I much rather look at wooden wheels than a pile of rubber tires especially considering the skills the wheelwright needed to make the spokes, rim and hub and to fit them all together.

Wooden Wheel Spokes

Picture of the Day for August 21, 2012

Since I had an old windmill yesterday, I thought maybe this week would be an ‘old’ theme. And this barn fits right into the old theme, even though this view looks fairly good, the other sides have not fared as well since there are missing or broken boards.

Besides the old boards, the foundations of the older barns are interesting and vary from area to area, from round rocks in cement, to limestone rocks or all wooden foundations. And the function and location of doors vary so greatly too.

Rustic Old Brown Barn on Rock Foundation

Picture of the Day for August 20, 2012

There are less of the old style windmills gracing the landscape around my area. Some that I used to take pictures of are now gone, but most in my area were the Aermotor windmill, with the name proudly stamped on the tail. I didn’t realize Aermotor Windmill has continuously manufactured windmills since 1888 and is the only windmill manufacturer still left in the USA.

The Aermotor only sold dozen windmills the first year and was called mockingly by competitors as the new “mathematical” windmill. But the new “mathematical” windmill incorporated principles learned from previous experiments and had great lifting power due to the back gearing which allowed the wheel to make about 3 revolutions for each stroke.

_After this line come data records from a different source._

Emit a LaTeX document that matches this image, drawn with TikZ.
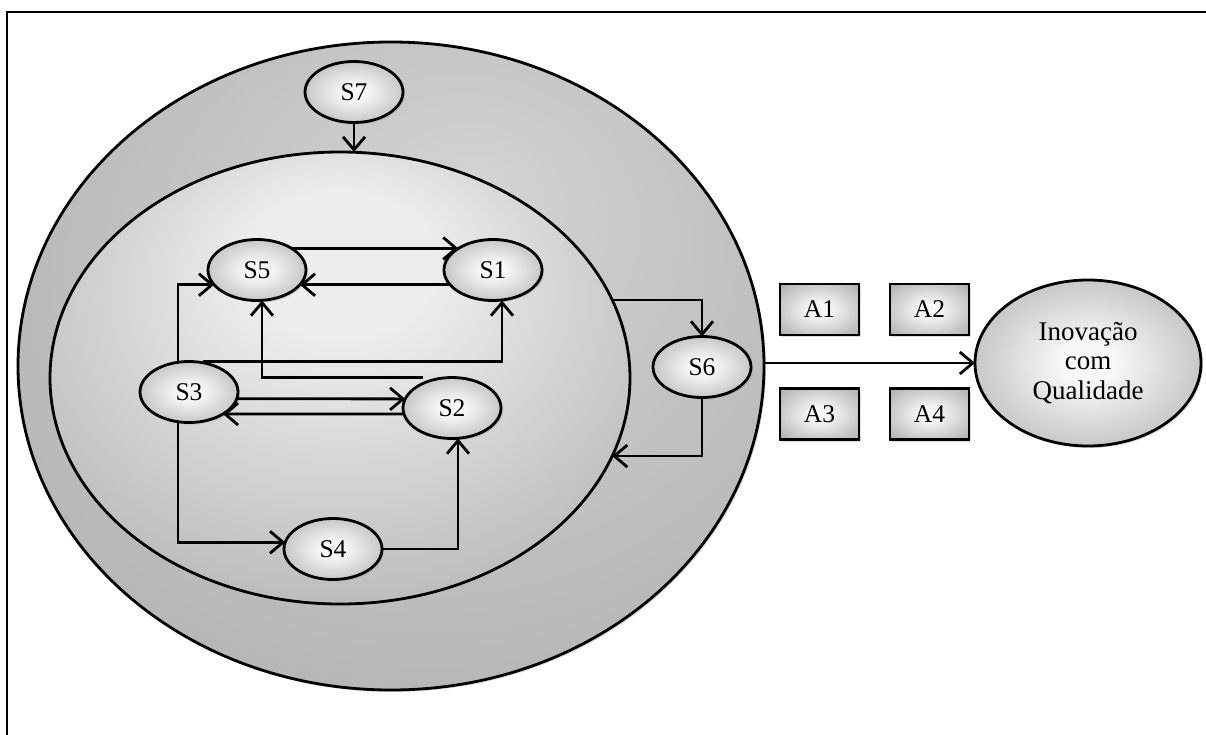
\documentclass[tikz,border=0pt]{standalone}
\usepackage{fontspec}
\setmainfont{Liberation Serif}
\usetikzlibrary{shapes.geometric,arrows.meta,shadows}

% grey tones of the shaded shapes
\definecolor{ballLight}{gray}{0.97}
\definecolor{ballEdge}{gray}{0.54}
\definecolor{outerLight}{gray}{0.83}
\definecolor{outerMid}{gray}{0.72}
\definecolor{outerEdge}{gray}{0.59}
\definecolor{innerLight}{gray}{0.93}
\definecolor{innerEdge}{gray}{0.58}

% radial shadings; the last stop (50bp) lies on the border of the shape
\pgfdeclareradialshading{smallball}{\pgfpoint{0bp}{0bp}}{%
  color(0bp)=(ballLight); color(6bp)=(ballLight);
  color(50bp)=(ballEdge)}
\pgfdeclareradialshading{outerball}{\pgfpoint{6bp}{14bp}}{%
  color(0bp)=(outerLight); color(30bp)=(outerMid);
  color(50bp)=(outerEdge)}
\pgfdeclareradialshading{innerball}{\pgfpoint{0bp}{15bp}}{%
  color(0bp)=(innerLight); color(8bp)=(innerLight);
  color(50bp)=(innerEdge)}

\tikzset{
  every node/.style={inner sep=0pt, outer sep=0pt},
  soft shadow/.style={drop shadow={opacity=0.25, shadow xshift=2pt, shadow yshift=-2pt}},
  stage/.style={ellipse, draw, line width=2.8pt, shading=smallball,
    minimum width=98pt, minimum height=61pt, soft shadow,
    font=\fontsize{25.5}{29}\selectfont},
  actionbox/.style={rectangle, draw, line width=2.8pt, shading=smallball,
    minimum width=79pt, minimum height=51pt, soft shadow,
    font=\fontsize{25.5}{29}\selectfont},
  goal/.style={ellipse, draw, line width=2.8pt, shading=smallball,
    minimum width=226pt, minimum height=166pt, soft shadow, align=center,
    font=\fontsize{27}{29.5}\selectfont},
  region/.style={ellipse, draw, line width=2.8pt},
  arr/.style={line width=2.8pt, -{Straight Barb[length=13pt,width=22pt]}},
}

\begin{document}
\begin{tikzpicture}[x=1pt, y=-1pt]
\useasboundingbox (0,0) rectangle (1206,735);

% outer frame (only top and left sides fall inside the page)
\draw[line width=2.2pt] (7,735) -- (7,12) -- (1206,12);

% nested regions
\node[region, shading=outerball, soft shadow,
      minimum width=746pt, minimum height=648pt] (outer) at (391,366) {};
\node[region, shading=innerball,
      minimum width=580pt, minimum height=452pt] (inner) at (340,378) {};

% stages
\node[stage] (S7) at (354,92) {S7};
\node[stage] (S5) at (257,270) {S5};
\node[stage] (S1) at (493,270) {S1};
\node[stage] (S3) at (189,392) {S3};
\node[stage] (S2) at (452,408) {S2};
\node[stage] (S4) at (333,549) {S4};
\node[stage] (S6) at (702,367) {S6};

% actions
\node[actionbox] (A1) at (819.5,309.5) {A1};
\node[actionbox] (A2) at (929.5,309.5) {A2};
\node[actionbox] (A3) at (819.5,414) {A3};
\node[actionbox] (A4) at (929.5,414) {A4};

% result
\node[goal] (goal) at (1088,363) {Inovação\\com\\Qualidade};

% connectors
\draw[arr] (S7.south) -- (S7.south |- inner.north);
\draw[arr] (S5.north east) -- (S1.north west);
\draw[arr] (S1.199) -- (S5.341);
\draw[arr] ([xshift=-11pt]S3.north) |- (S5.199);
\draw[arr] ([xshift=14pt]S3.north) -| ([xshift=9pt]S1.south);
\coordinate (fromS2) at ([xshift=-29pt]S2.north);
\draw[arr] (fromS2) -| ([xshift=5pt]S5.south);
\draw[arr] (S3.352) -- (S2.169);
\draw[arr] (S2.187) -- (S3.327);
\draw[arr] ([xshift=-11pt]S3.south) |- (S4.172);
\draw[arr] (S4.east) -| ([xshift=6pt]S2.south);
\draw[arr] (inner.16) -| (S6.north);
\draw[arr] (S6.south) |- (inner.344);
\draw[arr] (outer.east |- goal.west) -- (goal.west);
\end{tikzpicture}
\end{document}
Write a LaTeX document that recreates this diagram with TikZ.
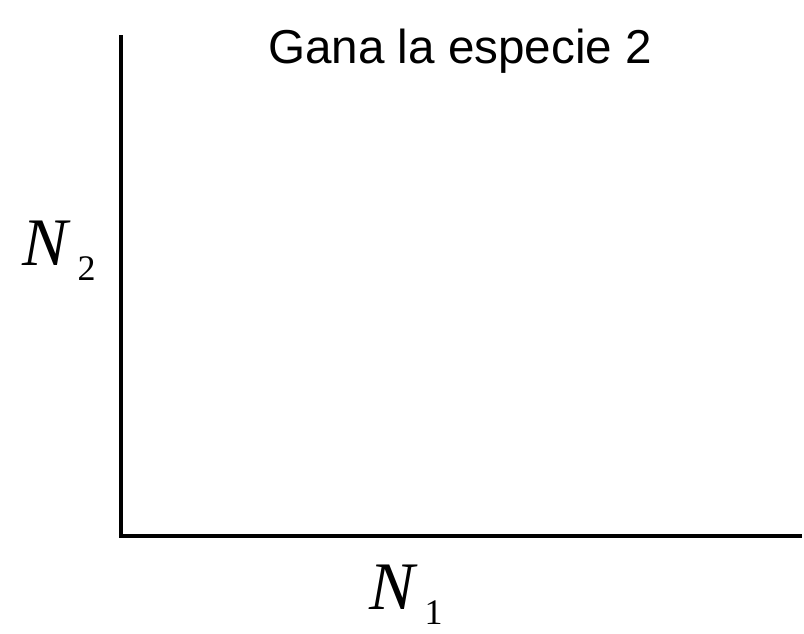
\documentclass[tikz,border=0pt]{standalone}
\usepackage{fontspec}
\setmainfont{Liberation Serif}
\newfontfamily\helv{Liberation Sans}
\usepackage{tikz}
\usetikzlibrary{calc}
\tikzset{
  axis/.style={line width=4pt,draw=black,line cap=rect},
  varlbl/.style={inner sep=0pt,anchor=base west,font=\fontsize{68}{68}\selectfont},
  titlelbl/.style={inner sep=0pt,anchor=base,font=\helv\fontsize{47.6}{50}\selectfont},
}
\newcommand{\sublbl}[1]{\kern7pt\raisebox{-15pt}{\fontsize{36}{36}\selectfont #1}}

\begin{document}
\begin{tikzpicture}[x=1pt,y=-1pt]
\useasboundingbox (0,0) rectangle (804,634);
\coordinate (origin) at (120.5,536);
\coordinate (ytop) at (120.5,37);
\coordinate (xend) at (800,536);
\draw[axis] (ytop) -- (origin) -- (xend);
\node[titlelbl] (title) at (460,64) {Gana la especie 2};
\node[varlbl] (n2lab) at (22,265) {\textit{N}\sublbl{2}};
\node[varlbl] (n1lab) at (369,609) {\textit{N}\sublbl{1}};
\end{tikzpicture}
\end{document}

By 1892, Aermotor sold 20,000 windmills and the “mathematical” windmill’s image had changed from a joke to a true necessity and was on its way to becoming the dominant windmill dotting the landscape.

Mass production helped lower the price and enclosed gear case introduced in 1915 reduced maintenance to once a year instead of weekly.

Aermotor’s founder, La Verne Noyes, donated nearly two and one half million dollars in 1918 to establish scholarships at many colleges and universities for veterans of the World War. These scholarships are still available today.

After Noyes died in 1919, the company was left to a trust and over the years, was acquired by different companies and moving the manufacturing site to different states, until it settled in San Angelo, Texas in 1986..

I know this windmill is older than I am since it still has Chicago stamped on the tail by the name, but even if it’s old, I love looking at them since I love old, rustic things (except when it is my old, creaky body).

Aermotor Windmill

Picture of the Day for July 30, 2012

The sun is shining on the start of another work week and for farmers that might mean combining oats, baling hay or milking cows. But most of them didn’t have the weekend off so the work days just continue rolling one after another.

The method of farming work has changed over the years becoming more automated but I can still remember my great grandfather using milk cans when he milked his small herd of dairy cows.

A Glimpse of Milking Past

Picture of the Day for July 28, 2012

They often talk about things on the threatened list of being extinct, and around here wooden barns would be on the endangered list as they are coming rarer and rarer to find as they are being replaced by the metal pole barns instead.

The wooden barns have a different feel to them, a warmer feel, but also they normally contained several functional areas; area to milk the cows, stable for the horses, hayloft to store the hay, a granary, and area to store equipment.

But times have changed, methods have changed, and existence of the small farmers having a variety of animals to feed his family have vanished but every once in a while you stumble across an old wooden barn and you catch a glimpse of history and you wonder what memories it holds.